Interior Minister Angelino Alfano, facing a vote of non-confidence on Friday in the Senate, told lawmakers that neither he, Premier Enrico Letta nor the foreign minister had been told about Kazakhstan's diplomats urging lower-level ministry officials to swiftly deport businessman Mukhtar Ablyazov's family from their Rome home in May.

But he acknowledged that he should been informed by the underlings about the highly unusual insistence by the diplomats that Italian police launch a manhunt for Ablyazov and that Italy immediately expel his wife, Alma Shalabayeva, and the child.

Alfano promised a shake-up of top police and interior ministry offices, and the first heads have already rolled.

Earlier in the day, the head of his own cabinet at the ministry resigned, and Alfano told lawmakers that he had asked for the resignation of a top police official as part of a shake-up to ensure "it doesn't happen ever again, so that a minister of whatever government would not be aware" of such an affair.

He said Italy, which revoked the expulsion order weeks after the woman and child had been hastily deported, was pressing Kazakhstan "so that their human rights aren't violated, and they be free to return to Italy."

Premier Letta's center-left Democratic Party depends on the support of Berlusconi's party, its main coalition partner.
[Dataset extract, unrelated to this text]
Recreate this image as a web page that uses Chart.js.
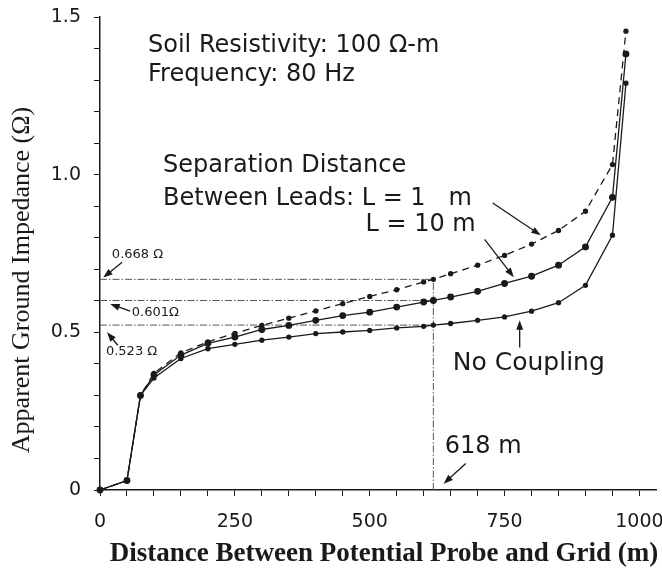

This week's no-confidence motion will be a chance to see if the coalition is still sturdy or if it has frayed beyond repair.

Leaders from Letta's party planned to discuss how they would vote on the non-confidence motion, which was sought by opposition legislators.

Meanwhile, a top leader of Berlusconi's conservatives warned against any defections. The former premier's People of Freedom party "and I hope the entire majority believe the interior minister's words" and will back Alfano, said Renato Schifani, a top senator in the party.

But right-wing lawmakers — many of whom usually support Berlusconi's forces — were unconvinced.

"The Shalabayeva affairs remains strange and surreal even after Minister Alfano's speech," said Guido Crosetto, in a statement. Crosetto, has often been a stalwart defender of Berlusconi's forces, but he said the affair reeked of "negligence, mental laziness and approximations."

Last week, Letta told Parliament the deportations shouldn't have been ordered, and announced a probe of the matter. The woman and child, who had been living in Italy since September, were spirited to Kazakhstan on a government jet two months ago.

Alfano said an inquiry by the state police chief had found that diplomats from Kazakhstan's embassy in Rome had described Ablyazov as a dangerous fugitive and a terrorist with ties to organized crime, but that they made no reference to his being a political dissident.

Ablyazov is widely said to have funded opposition parties and media in his homeland. Kazakhstan authorities want him on charges of siphoning off billions of dollars from BTA bank, based in Almaty, Kazakhstan. He has denied wrongdoing and called the allegations politically motivated. His whereabouts are unknown.

The interior minister said that the Kazakh diplomats urged police to search for Ablyazov in Rome, and that after they failed to find him, the diplomats demanded his wife and child be expelled.

Alfano said the woman had several opportunities, including with the assistance of a Russian-speaking Italian official, to tell police that her husband is a dissident and to ask for political asylum for herself and child, but that she never did so. Nor did she ever tell the Italian authorities that she and her daughter had permission to stay in Italy thanks to a residency permit issued by Latvia and valid for fellow European Union nations.

The minister contended that the deportation paperwork and procedures correctly followed the rules in the absence of knowledge about her husband's status.

When the Kazakh diplomats were told that because there was no non-stop commercial flight from Rome to Almaty — the woman and child would have to change planes in Moscow — they argued there was a risk that Ablyazov's supporters might stage a violent blitz to grab hold of the two during the stopover, and insisted the deportees be flown directly on a government jet, Alfano said.

Alfano called that circumstance yet another red flag that should have prompted interior ministry and police officials to report the situation to the minister himself. Italy's state police fall under the jurisdiction of the Interior Ministry.

Letta's office said the state police chief's report confirmed that the "top levels of government weren't involved" in the expulsions and that Foreign Minister Emma Bonino was summoning Kazakhstan's ambassador in Rome "to receive proper clarification."